Enthalpy change, often symbolized as \( \Delta_{\mathrm{r}} H \), represents the heat absorbed or released during a reaction at constant pressure. It plays a crucial role in determining the favorability of a reaction. If the enthalpy change is negative, the reaction releases heat, indicating an exothermic reaction. On the other hand, if \( \Delta_{\mathrm{r}} H \) is positive, the reaction absorbs heat, making it endothermic.

In the context of Gibbs free energy, understanding enthalpy helps us see how heat interactions impact whether a reaction proceeds spontaneously. When \( \Delta_{\mathrm{r}} H \) is negative, it can contribute to making \( \Delta_{\mathrm{r}} G \) negative, thus favoring the formation of products. Conversely, a positive \( \Delta_{\mathrm{r}} H \) can make it harder for \( \Delta_{\mathrm{r}} G \) to be negative unless other factors, such as entropy, compensate.

Entropy change \( \Delta_{\mathrm{r}} S \) is a measure of the disorder or randomness introduced during a chemical reaction. A positive entropy change indicates an increase in disorder, while a negative \( \Delta_{\mathrm{r}} S \) suggests a decrease in randomness. In terms of Gibbs free energy, entropy change is key as it factors in how surroundings and molecules are impacted by a reaction.

Because entropy reflects molecular dynamics, its effect varies based on temperature. For instance, if both \( \Delta_{\mathrm{r}} H \) and \( \Delta_{\mathrm{r}} S \) are positive, higher temperatures will amplify the influence of entropy (\(-T\Delta_{\mathrm{r}} S\)), potentially leading to negative \( \Delta_{\mathrm{r}} G \) and making the reaction favorable. Thus, understanding entropy change is vital for predicting when reactions will succeed based on inherent molecular changes.

Temperature is a fundamental factor that affects the spontaneity of chemical reactions through its impact on Gibbs free energy \( \Delta_{\mathrm{r}} G \). The equation \( \Delta_{\mathrm{r}} G = \Delta_{\mathrm{r}} H - T \Delta_{\mathrm{r}} S \) shows that temperature not only shifts the balance between enthalpy and entropy but can determine if a process is product-favored.

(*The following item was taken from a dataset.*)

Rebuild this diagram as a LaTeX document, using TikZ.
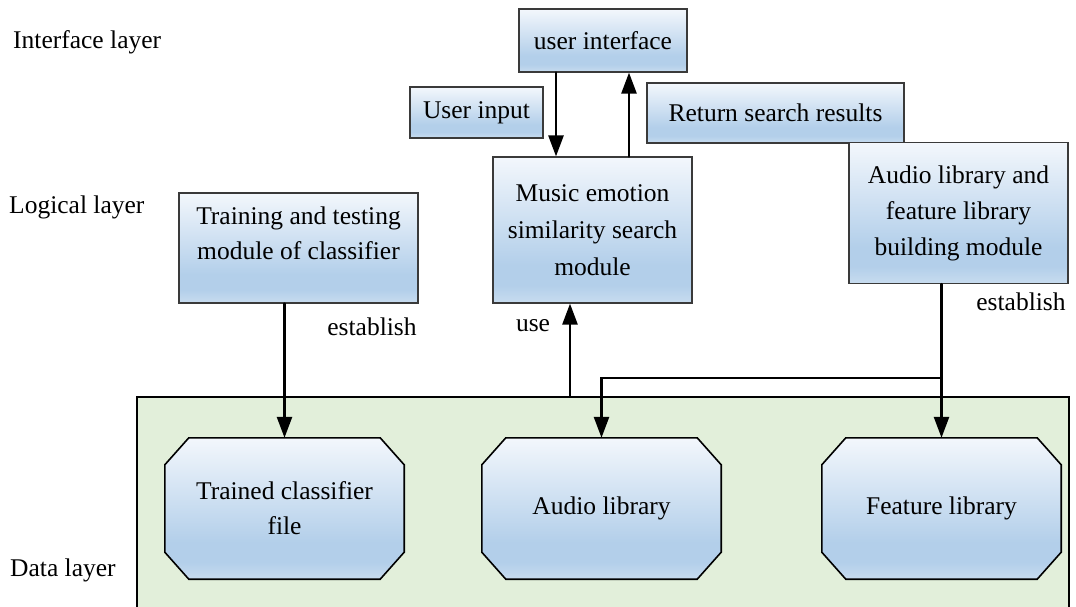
\documentclass[tikz,border=0pt]{standalone}
\usepackage{fontspec}
\setmainfont{Liberation Serif}
\usetikzlibrary{arrows.meta,calc,backgrounds}

\definecolor{boxtop}{HTML}{F3F7FC}
\definecolor{boxblue}{HTML}{B3CFEA}
\definecolor{boxlow}{HTML}{C8DCEF}
\definecolor{datagreen}{HTML}{E2EFDA}
\definecolor{edgegray}{HTML}{3A3A3A}

% light-to-blue vertical gradient used by every module box
\pgfdeclareverticalshading{modshade}{100bp}{%
  color(0bp)=(boxlow); color(25bp)=(boxlow); color(31bp)=(boxblue);
  color(38bp)=(boxblue); color(75bp)=(boxtop); color(100bp)=(boxtop)}

\tikzset{
  lbl/.style={font=\fontsize{25.5}{35}\selectfont, inner sep=0pt},
  mod/.style={draw=edgegray, line width=1.2pt, shading=modshade,
    font=\fontsize{25.5}{35}\selectfont, align=center, inner sep=2pt},
  store/.style={font=\fontsize{25.5}{35}\selectfont, align=center,
    minimum width=239pt, minimum height=141pt, inner sep=0pt},
  octfill/.style={draw=black, line width=1.6pt, shading=modshade},
  arr/.style={line width=2.6pt, line cap=round,
    -{Triangle[width=15pt,length=21pt]}},
}

\begin{document}
\begin{tikzpicture}[x=1pt,y=-1pt]
\useasboundingbox (0,0) rectangle (1076,606);

% layer captions
\node[lbl, anchor=base west] (capI) at (13,48) {Interface layer};
\node[lbl, anchor=base west] (capL) at (9,213) {Logical layer};
\node[lbl, anchor=base west] (capD) at (10,576) {Data layer};

% interface and logical modules
\node[mod, minimum width=168pt, minimum height=63pt] (ui) at (603,40.5) {user interface};
\node[mod, minimum width=133pt, minimum height=51pt] (uin) at (476.5,112.5) {User input};
\node[mod, minimum width=257pt, minimum height=60pt] (ret) at (775.5,113) {Return search results};
\node[mod, minimum width=199pt, minimum height=146pt,
  font=\fontsize{25.5}{37}\selectfont] (mus) at (592.5,230)
  {Music emotion\\similarity search\\module};
\node[mod, minimum width=239pt, minimum height=110pt] (trn) at (298.5,248) {};
\node[lbl, align=center] (trntext) at (298.5,233)
  {Training and testing\\module of classifier};
\node[mod, minimum width=219pt, minimum height=141pt,
  font=\fontsize{25.5}{36}\selectfont] (bld) at (958.5,213)
  {Audio library and\\feature library\\building module};

% data stores: octagonal outlines behind their labels
\node[store] (tcf) at (284.5,508.5) {Trained classifier\\file};
\node[store] (aud) at (601.5,508.5) {Audio library};
\node[store] (fea) at (941.5,508.5) {Feature library};
\begin{scope}[on background layer]
  % data layer container (runs off the lower edge)
  \path[draw=black, line width=1.4pt, fill=datagreen]
    (137,640) -- (137,397) -- (1069,397) -- (1069,640);
  \foreach \s in {tcf,aud,fea}{
    \path[octfill]
      ($(\s.north west)+(24,0)$) -- ($(\s.north east)+(-24,0)$) --
      ($(\s.north east)+(0,27)$) -- ($(\s.south east)+(0,-27)$) --
      ($(\s.south east)+(-24,0)$) -- ($(\s.south west)+(24,0)$) --
      ($(\s.south west)+(0,-27)$) -- ($(\s.north west)+(0,27)$) -- cycle;
  }
\end{scope}

% connectors
\draw[arr] ([xshift=-47pt]ui.south) -- ([xshift=-47pt]ui.south |- mus.north);
\draw[arr] ([xshift=26pt]ui.south |- mus.north) -- ([xshift=26pt]ui.south);
\draw[arr] (tcf.north |- trn.south) -- (tcf.north);
\coordinate (usefoot) at (555,397);
\draw[arr] (usefoot) -- ++(15,0) coordinate (usecorner) -- (usecorner |- mus.south);
\coordinate (branch) at (941.5,378);
\draw[arr] (fea.north |- bld.south) -- (fea.north);
\draw[arr] (branch) -| (aud.north);

% connector captions
\node[lbl, anchor=base] (est1) at (372,335) {establish};
\node[lbl, anchor=base] (use) at (533,331) {use};
\node[lbl, anchor=base] (est2) at (1021,310) {establish};
\end{tikzpicture}
\end{document}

When \( \Delta_{\mathrm{r}} H \) and \( \Delta_{\mathrm{r}} S \) have the same sign:

• If they are both positive, increasing temperature makes \(-T\Delta_{\mathrm{r}} S\) more negative, which can make \( \Delta_{\mathrm{r}} G \) negative—favoring the reaction at high temperatures.
• If they are both negative, lowering the temperature helps \( \Delta_{\mathrm{r}} G \) become negative, favoring the reaction at low temperatures.

This temperature-dependent behavior helps chemists control and optimize reactions for desired outcomes. Studying these effects provides vital insight into energy management and reaction predictability across different conditions.